In 1990, Bangladesh Association for Plant Tissue Culture (BAPTC) was formed which has been organising several international conferences since its inception. In September 1993, the government of Bangladesh formed a National Committee on Biotechnology Product Development to select potential biotechnological projects which could be leased out for commercialisation. In collaboration with BAPTC, the Ministry of Science and Technology organised a workshop on Biosafety Regulation in 1997, after which a task force was formed to formulate biosafety guidelines and biosafety regulations in the light of the regulation of the workshop. In the late 1990s, Bangladesh became a member of the International Centre for Genetic Engineering and Biotechnology (ICGEB). In 1999, the National Institute of Biotechnology was established as the centre of excellence in biotechnological education. To accelerate multidimensional biotechnological research, in 2006, the government adopted the national policy guidelines on biotechnology which was approved by the National Task force on biotechnology. In 2012, the cabinet approved the draft of National Biotechnology Policy, 2012 which was aimed at eradicating poverty through increasing productivity in agriculture and industrial sectors.

== Genome sequencing projects ==

=== Jute ===

In 2008, with the funding of the government, the University of Dhaka, DataSoft IT firm and Bangladesh Jute Research Institute initiated a collaborative genome research program on jute under the leadership of Dr. Maqsudul Alam who had previously sequenced the genomes of papaya and rubber. Subsequently, in 2010, the group of scientists successfully sequenced the genome of jute, through which, Bangladesh became only the second country after Malaysia, among the developing nations, to have successfully sequenced a plant genome.

=== Fungus ===
In 2012, the same group of scientists decoded the genome of Macrophomina phaseolina, a Botryosphaeriaceae fungus, which is responsible for causing seedling blight, root rot, and charcoal rot of more than 500 crop and non-crop species throughout the world. The sequencing took place at the laboratory of Bangladesh Jute Research Institute and was done as part of The Basic and applied Research on Jute project.

=== Rice ===
In 2021, scientists at the Bangladesh Institute of Nuclear Agriculture (BINA) and Bangladesh Agricultural University (BAU) unveiled the full genome sequence of salinity and submergence-tolerant rice for the first time.

== Biotechnology industry ==
The biotechnology industry is yet to be a major contributor on the national economy, however, according to the experts, the results of some ongoing research shows enough lacks of this sector. BCSIR has undertaken the production of Spirulina and a certain quantity of it is being marketed as tablets by several private manufacturers. BCSIR has also explored the production of baker's yeast using molasses which are by-products of the sugarcane manufacturing plants in the northern part of the country.
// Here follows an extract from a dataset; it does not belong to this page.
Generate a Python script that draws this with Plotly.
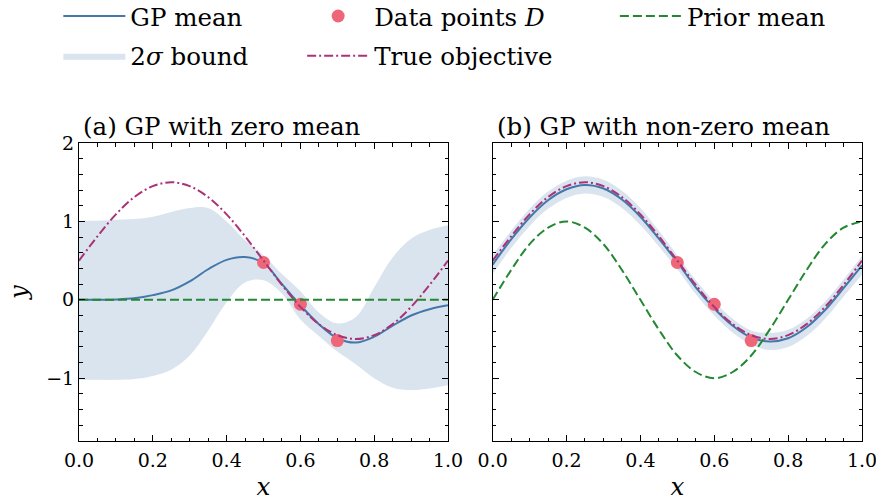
import plotly.graph_objects as go

# ---------------- data ----------------
x_grid = [0.00, 0.05, 0.10, 0.15, 0.20, 0.25, 0.30, 0.35, 0.40, 0.45, 0.50,
          0.55, 0.60, 0.65, 0.70, 0.75, 0.80, 0.85, 0.90, 0.95, 1.00]

true_objective = [0.50, 0.81, 1.09, 1.31, 1.45, 1.50, 1.45, 1.31, 1.09, 0.81, 0.50,
                  0.19, -0.09, -0.31, -0.45, -0.50, -0.45, -0.31, -0.09, 0.19, 0.50]

# (a) zero-mean GP
mean_a = [0.00, 0.00, 0.005, 0.02, 0.06, 0.12, 0.235, 0.39, 0.51, 0.545, 0.47,
          0.20, -0.07, -0.31, -0.49, -0.545, -0.47, -0.33, -0.20, -0.12, -0.07]
upper_a = [1.01, 1.01, 1.02, 1.03, 1.06, 1.12, 1.17, 1.17, 1.00, 0.76, 0.57,
           0.33, 0.11, -0.16, -0.30, -0.22, 0.16, 0.54, 0.78, 0.89, 0.95]
lower_a = [-1.02, -1.02, -1.02, -1.01, -0.97, -0.89, -0.71, -0.39, -0.03, 0.22, 0.25,
           0.08, -0.25, -0.46, -0.66, -0.82, -1.00, -1.12, -1.15, -1.13, -1.09]
prior_a = [0.0] * 21

# (b) GP with non-zero prior mean
mean_b = [0.45, 0.77, 1.05, 1.27, 1.41, 1.465, 1.42, 1.28, 1.06, 0.78, 0.48,
          0.16, -0.11, -0.33, -0.48, -0.53, -0.49, -0.35, -0.13, 0.15, 0.44]
two_sigma_b = [0.12, 0.11, 0.11, 0.11, 0.11, 0.11, 0.11, 0.11, 0.11, 0.10, 0.09,
               0.09, 0.09, 0.09, 0.09, 0.11, 0.11, 0.11, 0.11, 0.11, 0.12]
prior_b = [0.00, 0.38, 0.71, 0.92, 1.00, 0.92, 0.71, 0.38, 0.00, -0.38, -0.71,
           -0.92, -1.00, -0.92, -0.71, -0.38, 0.00, 0.38, 0.71, 0.92, 1.00]

data_x = [0.5, 0.6, 0.7]
data_y = [0.476, -0.056, -0.52]

x_ticks = [0.0, 0.2, 0.4, 0.6, 0.8, 1.0]
y_ticks = [-1, 0, 1, 2]
titles = ["(a) GP with zero mean", "(b) GP with non-zero mean"]

# ---------------- style ----------------
BLUE = "#4477AA"
BAND = "rgba(68,119,170,0.2)"
RED = "#EE6677"
PURPLE = "#AA3377"
GREEN = "#228833"
FONT = "DejaVu Serif"
TXT = 24.5
TICK = 19

upper_b = [m + s for m, s in zip(mean_b, two_sigma_b)]
lower_b = [m - s for m, s in zip(mean_b, two_sigma_b)]

fig = go.Figure()

panels = [
    ("x", "y", mean_a, upper_a, lower_a, prior_a, True),
    ("x2", "y2", mean_b, upper_b, lower_b, prior_b, False),
]

for xa, ya, mean, up, lo, prior, show in panels:
    fig.add_trace(go.Scatter(x=x_grid, y=lo, xaxis=xa, yaxis=ya, mode="lines",
                             line=dict(width=0, shape="spline"), showlegend=False,
                             legendgroup="band", legend="legend", hoverinfo="skip"))
    fig.add_trace(go.Scatter(x=x_grid, y=up, xaxis=xa, yaxis=ya, mode="lines",
                             line=dict(width=0, shape="spline"), fill="tonexty",
                             fillcolor=BAND, name="2<i>σ</i> bound", showlegend=show,
                             legendgroup="band", legend="legend", legendrank=2))
    fig.add_trace(go.Scatter(x=x_grid, y=mean, xaxis=xa, yaxis=ya, mode="lines",
                             line=dict(color=BLUE, width=2, shape="spline"),
                             name="GP mean", showlegend=show, legendgroup="mean",
                             legend="legend", legendrank=1))
    fig.add_trace(go.Scatter(x=data_x, y=data_y, xaxis=xa, yaxis=ya, mode="markers",
                             marker=dict(color=RED, size=13),
                             name="Data points <i>D</i>", showlegend=show,
                             legendgroup="data", legend="legend2", legendrank=1))
    fig.add_trace(go.Scatter(x=x_grid, y=true_objective, xaxis=xa, yaxis=ya, mode="lines",
                             line=dict(color=PURPLE, width=2, shape="spline",
                                       dash="9px,3px,2px,3px"),
                             name="True objective", showlegend=show, legendgroup="true",
                             legend="legend2", legendrank=2))
    fig.add_trace(go.Scatter(x=x_grid, y=prior, xaxis=xa, yaxis=ya, mode="lines",
                             line=dict(color=GREEN, width=2, shape="spline",
                                       dash="9px,4px"),
                             name="Prior mean", showlegend=show, legendgroup="prior",
                             legend="legend3", legendrank=1))

axis_common = dict(
    showline=True, linecolor="black", linewidth=1, mirror="allticks",
    ticks="inside", ticklen=6, tickwidth=1, tickcolor="black",
    showgrid=False, zeroline=False, automargin=False, ticklabeloverflow="allow",
    tickfont=dict(family=FONT, size=TICK, color="black"),
)

x_common = dict(axis_common, range=[0, 1], tickvals=x_ticks, tickformat=".1f",
                ticklabelstandoff=2,
                minor=dict(dtick=0.05, ticks="inside", ticklen=3.5, tickcolor="black",
                           showgrid=False))
y_common = dict(axis_common, range=[-1.8, 2], tickvals=y_ticks,
                minor=dict(dtick=0.2, tick0=0, ticks="inside", ticklen=3.5,
                           tickcolor="black", showgrid=False))

title_font = dict(family=FONT, size=TXT, color="black")

fig.update_layout(
    width=876, height=501,
    margin=dict(l=79, r=14, t=143, b=60, autoexpand=False),
    plot_bgcolor="white", paper_bgcolor="white",
    font=dict(family=FONT, size=TXT, color="black"),
    xaxis=dict(x_common, domain=[0, 0.4713],
               title=dict(text="<i>x</i>", font=title_font, standoff=12)),
    xaxis2=dict(x_common, domain=[0.5283, 1], anchor="y2",
                title=dict(text="<i>x</i>", font=title_font, standoff=12)),
    yaxis=dict(y_common, title=dict(text="<i>y</i>", font=title_font, standoff=11)),
    yaxis2=dict(y_common, anchor="x2", matches="y", showticklabels=False),
    showlegend=True,
)

legend_common = dict(orientation="v", xanchor="left", yanchor="top",
                     bgcolor="rgba(0,0,0,0)", borderwidth=0, itemwidth=62,
                     traceorder="grouped", tracegroupgap=5,
                     font=dict(family=FONT, size=TXT, color="black"),
                     itemclick=False, itemdoubleclick=False)
fig.update_layout(
    legend=dict(legend_common, x=-0.0264, y=1.5015),
    legend2=dict(legend_common, x=0.2850, y=1.5015),
    legend3=dict(legend_common, x=0.6844, y=1.5015),
)

for i, t in enumerate(titles):
    fig.add_annotation(text=t, xref=("x domain" if i == 0 else "x2 domain"),
                       yref="y domain", x=0.005, y=1.0, xanchor="left",
                       yanchor="bottom", showarrow=False, font=title_font)

fig.write_html("out.html")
The net production of molasses numbers about 100,000 million tons per year, about half of which is used in the distilleries for the production of ethanol. The production of Rhizobium is also perceived to have commercial potential. Several private pharmaceutical companies have started to develop separate and dedicated biotech units. Some private firms like BRAC Biotechnology Center, Square Agric-tech and Aman Agro Industries are producing virus-free potato seeds in substantial quantities, gradually reducing the dependency on imported potato seeds. Proshika Tissue Culture Center is now exporting varieties of tissue culture derived orchid plants. Pharmaceutical companies like the Incepta Pharmaceuticals have begun to produce and market insulin and preparing to export abroad. Incepta has also signed an agreement with ICGEB to receive the technological know-how for commercially manufacturing hepatitis B vaccine.